All-wheel drive isn’t the only thing that makes the WRX a practical choice. Underneath the boy-racer hood scoop and quad exhaust tips, it’s still a practical four-door sedan. A reasonably sized interior and trunk, as well as good road manners, make the WRX a performance car you’ll actually want to use every day.
Jeep Grand Cherokee
The best SUV for the snow
Why should you buy this: It’s a family SUV for the Rubicon Trail.

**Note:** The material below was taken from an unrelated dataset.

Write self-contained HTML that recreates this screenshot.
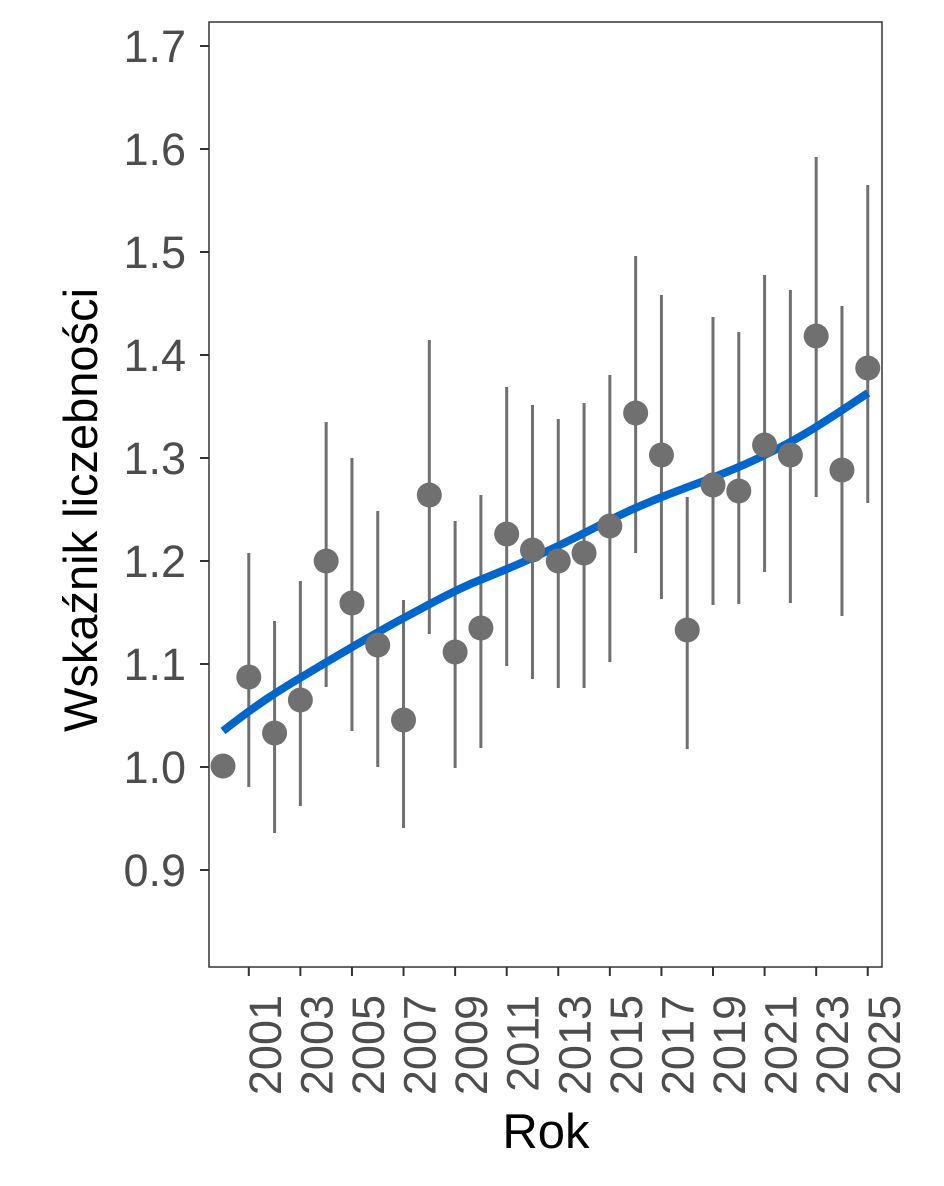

Who’s it for: Outdoorsy types.
How much will it cost: $32,195+
Why we picked the Jeep Grand Cherokee:
For Jeep, off-road prowess is more than just a marketing jingle; the company packs a remarkable amount of hardware into its cars to help them tackle the elements. Like the Wrangler, the Grand Cherokee benefits from Jeep’s decades-long expertise in making serious go-anywhere off-roaders.
The Grand Cherokee can handle a snow-covered road with ease while comfortably carrying five adults and their gear. It’s available with Jeep’s touchscreen-based Uconnect infotainment system, which is one of the more intuitive systems on the market, and the portfolio includes no less than 12 trim levels ranging from a relatively basic, V6-powered variant to the hot-rodded Trackhawk version that packs a 707-horsepower punch.
How we test
The Digital Trends automotive team tests vehicles through a comprehensive scrutinizing process. We examine the qualities of the exterior and interior and judge them based on our expertise and experience in the context of the vehicle’s category and price range. Entertainment technology is thoroughly tested as well as most safety features that can be tested in controlled environments.
Test drivers spend extensive time behind the wheel of the vehicles, conducting real-world testing, driving them on highways, back roads, as well as off-road and race tracks when applicable.